Down the Rabbit Hole With Alice at Harwich Junior Theatre
By: Susan Blood, August 16, 2012
Courtesy Harwich Junior Theatre - Audrey Erickson is the March Hare, Ian Morris is the Mad Hatter and Erin Mahoney plays Alice in Harwich Junior Theatre's production of "Alice's Adventures in Wonderland," showing now through August 26.
How does Harwich Junior Theatre get a room full of wiggly, squiggly children to sit so still on a summer night?
The minute the Jester jumps on stage to get things started, kids are all ears. The only thing you hear from the audience once the lights go down is a lot of laughing—and possibly a spontaneous rendition of “Twinkle, Twinkle, Little Star” by a very small child behind you if you’re as lucky as we were.
HJT’s production of Alice’s Adventures in Wonderland has all the elements of riveting entertainment for kids: child actors, silly costumes, misbehaving adults and a lot of nonsense.
If you go...
Alice’s Adventures in Wonderland
Showing now through August 26
Tuesday through Thursday at 7 PM; Friday and Saturday at 4 PMHarwich Junior Theatre 105 Division Street West Harwich
Tickets: Adults $22; children $15
For reservations, visit hjtcapecod.org or call 508-432-2002
As you most likely recall, Alice’s adventures begin benignly with a story under a tree with her sister. As the afternoon gets sleepy, Alice (played by Erin Mahoney) spots a white rabbit and dives down the rabbit hole after it. What follows is a series of impossibly small vignettes.
There’s no time for kids to lose interest, because everything changes the moment it starts. Giddily costumed creatures come and go, including (among many, many others) a flock of birds at the bottom of the rabbit hole, a frog footman, a mock turtle, a griffin and, of course, a Mad Hatter (Ian Morris) and a March Hare (Audrey Erickson).
My young companion’s favorite was the caterpillar, made up of three actors (Karen Stewart, Olivia Graceffa and Zelda Mayer) in similar costumes of billowy pants and exotic ornaments. Sometimes they moved as one, other times they split up—giving the effect of seeing triple. Their undulating movements are some of the most interesting choreography in the play.
Parents, who may recall that the caterpillar was smoking something in the book, will appreciate the dreamy, trippy quality of the caterpillar’s movements.

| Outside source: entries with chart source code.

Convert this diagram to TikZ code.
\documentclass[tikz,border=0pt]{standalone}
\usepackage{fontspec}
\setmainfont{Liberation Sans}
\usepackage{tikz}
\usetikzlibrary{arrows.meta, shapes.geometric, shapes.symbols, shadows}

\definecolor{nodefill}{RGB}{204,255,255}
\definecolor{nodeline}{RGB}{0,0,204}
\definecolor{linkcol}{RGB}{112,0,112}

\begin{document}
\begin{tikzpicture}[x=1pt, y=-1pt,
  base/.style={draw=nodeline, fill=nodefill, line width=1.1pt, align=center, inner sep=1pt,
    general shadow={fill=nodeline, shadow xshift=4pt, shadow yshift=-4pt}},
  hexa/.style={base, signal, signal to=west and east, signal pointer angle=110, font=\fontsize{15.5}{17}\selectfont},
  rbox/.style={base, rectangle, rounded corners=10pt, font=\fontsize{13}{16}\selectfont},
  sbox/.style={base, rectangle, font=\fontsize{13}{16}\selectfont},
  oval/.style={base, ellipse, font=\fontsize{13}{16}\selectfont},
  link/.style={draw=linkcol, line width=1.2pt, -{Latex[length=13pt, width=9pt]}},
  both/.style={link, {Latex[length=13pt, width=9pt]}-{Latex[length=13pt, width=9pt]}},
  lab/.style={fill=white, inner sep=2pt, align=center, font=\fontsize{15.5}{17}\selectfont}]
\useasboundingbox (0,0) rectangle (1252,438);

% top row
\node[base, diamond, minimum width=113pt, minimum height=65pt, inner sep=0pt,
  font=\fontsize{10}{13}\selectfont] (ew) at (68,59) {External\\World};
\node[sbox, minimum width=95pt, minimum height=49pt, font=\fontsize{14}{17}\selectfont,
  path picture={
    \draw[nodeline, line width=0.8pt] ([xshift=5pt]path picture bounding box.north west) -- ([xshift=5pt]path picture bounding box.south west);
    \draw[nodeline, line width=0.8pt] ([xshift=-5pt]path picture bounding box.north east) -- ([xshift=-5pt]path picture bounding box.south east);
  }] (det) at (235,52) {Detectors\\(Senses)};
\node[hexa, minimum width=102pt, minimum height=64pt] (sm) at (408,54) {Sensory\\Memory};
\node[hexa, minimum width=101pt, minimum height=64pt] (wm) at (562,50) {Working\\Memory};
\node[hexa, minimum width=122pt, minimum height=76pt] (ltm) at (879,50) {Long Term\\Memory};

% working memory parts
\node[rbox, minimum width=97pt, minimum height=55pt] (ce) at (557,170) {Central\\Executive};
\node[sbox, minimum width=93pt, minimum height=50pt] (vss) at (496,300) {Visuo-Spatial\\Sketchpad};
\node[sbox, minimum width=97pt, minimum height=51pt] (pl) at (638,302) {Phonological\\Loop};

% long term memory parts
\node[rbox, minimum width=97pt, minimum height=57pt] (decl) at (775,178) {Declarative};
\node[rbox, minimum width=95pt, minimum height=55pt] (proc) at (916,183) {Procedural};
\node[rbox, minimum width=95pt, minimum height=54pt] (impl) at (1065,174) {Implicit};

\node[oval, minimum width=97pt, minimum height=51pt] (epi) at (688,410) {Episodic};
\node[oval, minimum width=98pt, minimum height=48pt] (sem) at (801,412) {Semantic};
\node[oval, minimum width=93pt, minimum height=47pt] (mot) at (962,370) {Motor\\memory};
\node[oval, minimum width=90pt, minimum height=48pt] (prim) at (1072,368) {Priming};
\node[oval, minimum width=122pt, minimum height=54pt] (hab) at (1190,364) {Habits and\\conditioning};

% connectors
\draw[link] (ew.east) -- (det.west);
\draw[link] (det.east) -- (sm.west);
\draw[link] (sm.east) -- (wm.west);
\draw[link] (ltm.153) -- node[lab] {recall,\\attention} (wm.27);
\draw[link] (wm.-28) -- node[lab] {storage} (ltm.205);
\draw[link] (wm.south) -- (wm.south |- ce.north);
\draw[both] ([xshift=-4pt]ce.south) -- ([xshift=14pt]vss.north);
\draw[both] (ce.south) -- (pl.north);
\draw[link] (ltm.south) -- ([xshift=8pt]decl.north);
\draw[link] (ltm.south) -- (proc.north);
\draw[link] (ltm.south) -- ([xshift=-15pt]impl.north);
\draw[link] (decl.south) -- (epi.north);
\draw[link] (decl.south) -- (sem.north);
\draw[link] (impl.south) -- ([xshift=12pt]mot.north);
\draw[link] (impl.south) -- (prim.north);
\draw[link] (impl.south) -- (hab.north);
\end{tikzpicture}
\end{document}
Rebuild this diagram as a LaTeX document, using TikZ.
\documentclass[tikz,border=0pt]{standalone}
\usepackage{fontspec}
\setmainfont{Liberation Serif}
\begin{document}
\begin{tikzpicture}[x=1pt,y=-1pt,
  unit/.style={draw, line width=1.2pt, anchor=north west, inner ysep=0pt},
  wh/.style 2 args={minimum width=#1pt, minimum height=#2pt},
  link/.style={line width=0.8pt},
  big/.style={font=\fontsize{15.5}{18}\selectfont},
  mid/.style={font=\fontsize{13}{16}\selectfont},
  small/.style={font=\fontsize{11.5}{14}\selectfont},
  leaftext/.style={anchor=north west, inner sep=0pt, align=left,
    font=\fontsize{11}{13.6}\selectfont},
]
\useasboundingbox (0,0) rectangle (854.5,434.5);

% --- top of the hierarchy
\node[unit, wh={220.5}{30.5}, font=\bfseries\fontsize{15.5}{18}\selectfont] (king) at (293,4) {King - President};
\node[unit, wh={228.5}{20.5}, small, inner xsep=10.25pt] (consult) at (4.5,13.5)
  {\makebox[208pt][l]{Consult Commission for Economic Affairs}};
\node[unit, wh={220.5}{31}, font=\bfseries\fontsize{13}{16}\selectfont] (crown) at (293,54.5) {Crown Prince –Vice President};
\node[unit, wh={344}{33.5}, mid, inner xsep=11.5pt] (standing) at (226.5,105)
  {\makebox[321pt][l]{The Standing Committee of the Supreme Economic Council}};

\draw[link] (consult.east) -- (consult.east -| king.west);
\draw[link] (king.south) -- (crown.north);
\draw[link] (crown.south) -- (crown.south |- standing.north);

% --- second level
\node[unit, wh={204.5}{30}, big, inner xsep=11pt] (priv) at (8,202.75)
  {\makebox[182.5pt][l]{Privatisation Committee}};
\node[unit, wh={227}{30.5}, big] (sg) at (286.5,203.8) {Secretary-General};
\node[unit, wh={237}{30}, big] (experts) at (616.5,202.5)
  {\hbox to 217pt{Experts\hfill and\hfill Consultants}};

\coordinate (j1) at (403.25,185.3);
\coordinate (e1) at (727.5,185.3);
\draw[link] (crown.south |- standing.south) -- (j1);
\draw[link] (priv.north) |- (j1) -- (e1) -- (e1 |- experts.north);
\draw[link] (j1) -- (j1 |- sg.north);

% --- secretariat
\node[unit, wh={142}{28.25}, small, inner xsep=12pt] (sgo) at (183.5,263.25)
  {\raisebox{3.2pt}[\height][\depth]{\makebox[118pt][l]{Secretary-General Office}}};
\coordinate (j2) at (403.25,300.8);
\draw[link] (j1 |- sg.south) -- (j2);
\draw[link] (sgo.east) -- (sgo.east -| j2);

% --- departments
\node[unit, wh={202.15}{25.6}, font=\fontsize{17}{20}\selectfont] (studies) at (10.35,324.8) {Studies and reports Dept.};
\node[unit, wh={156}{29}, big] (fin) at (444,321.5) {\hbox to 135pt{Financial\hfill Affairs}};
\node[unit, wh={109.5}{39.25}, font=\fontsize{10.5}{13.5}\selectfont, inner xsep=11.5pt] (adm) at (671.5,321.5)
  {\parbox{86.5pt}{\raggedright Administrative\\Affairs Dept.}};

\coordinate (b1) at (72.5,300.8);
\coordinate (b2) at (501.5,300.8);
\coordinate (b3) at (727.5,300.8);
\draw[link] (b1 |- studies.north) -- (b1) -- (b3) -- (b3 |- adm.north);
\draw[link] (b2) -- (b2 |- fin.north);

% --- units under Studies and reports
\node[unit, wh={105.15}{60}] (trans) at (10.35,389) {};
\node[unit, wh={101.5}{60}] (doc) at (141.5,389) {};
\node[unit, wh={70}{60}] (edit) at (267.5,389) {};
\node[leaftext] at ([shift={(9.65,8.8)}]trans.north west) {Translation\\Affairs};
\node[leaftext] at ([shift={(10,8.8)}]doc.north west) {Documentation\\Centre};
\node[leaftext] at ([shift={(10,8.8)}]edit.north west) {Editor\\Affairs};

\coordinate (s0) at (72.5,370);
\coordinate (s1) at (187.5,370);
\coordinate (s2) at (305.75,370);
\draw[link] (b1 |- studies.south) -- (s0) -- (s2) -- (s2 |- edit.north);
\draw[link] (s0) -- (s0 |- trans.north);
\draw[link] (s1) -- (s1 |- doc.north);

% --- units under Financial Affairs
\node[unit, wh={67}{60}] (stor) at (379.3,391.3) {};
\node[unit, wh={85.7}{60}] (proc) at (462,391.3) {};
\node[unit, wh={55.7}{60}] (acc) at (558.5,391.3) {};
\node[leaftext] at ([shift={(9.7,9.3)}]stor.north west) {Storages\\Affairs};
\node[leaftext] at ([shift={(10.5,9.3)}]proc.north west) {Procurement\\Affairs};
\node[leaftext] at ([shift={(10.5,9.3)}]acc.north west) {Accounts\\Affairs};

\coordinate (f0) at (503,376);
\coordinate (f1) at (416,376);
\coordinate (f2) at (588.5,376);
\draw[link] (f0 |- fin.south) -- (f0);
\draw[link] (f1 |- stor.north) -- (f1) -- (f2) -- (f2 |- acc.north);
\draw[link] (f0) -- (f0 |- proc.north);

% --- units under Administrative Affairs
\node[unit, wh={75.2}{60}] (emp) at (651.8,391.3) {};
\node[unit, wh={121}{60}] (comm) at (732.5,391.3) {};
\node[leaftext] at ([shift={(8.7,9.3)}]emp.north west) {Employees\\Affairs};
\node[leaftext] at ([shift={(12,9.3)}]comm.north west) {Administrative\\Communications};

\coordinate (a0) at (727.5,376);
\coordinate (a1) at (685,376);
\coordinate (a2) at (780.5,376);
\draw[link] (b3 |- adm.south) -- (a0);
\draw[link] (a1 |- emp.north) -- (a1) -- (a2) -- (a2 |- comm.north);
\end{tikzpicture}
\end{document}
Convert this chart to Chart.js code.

The Duchess (Stephanie DeFerie) was also a big hit with our family, tossing her child around the stage and dipping it in the soup kettle while the cook continued throwing cookware. There is something about adults behaving badly that makes kids laugh like maniacs, and Alice has plenty of these moments.
There are 38 characters in all, making for a very busy stage with plenty to watch. Kids of various ages fill almost all the roles, keeping costume designer Bobbie-Jean Powell on her toes. A flock of flamingos, the Queen of Heart’s court, two sizes of Alice and all the other characters in Wonderland must have required hours of work and endless imagination.
Direction, scenic and lighting design was by James P. Byrne, who magically made Alice shrink and grow with lighting trickery and clever staging.
Toy blocks, built to Wonderland scale, provide a set in constant transition. In one scene they support Alice as she falls down the rabbit hole, in another they become the table for a mad tea party.
When we left, my daughter asked me all the questions I remember wondering about Alice when I was her age. What is a knave? A mock turtle? A lobster quadrille? The kids were so fascinated by the story, we’re now reading the book at home.
Whatever it is that HJT does, it’s working.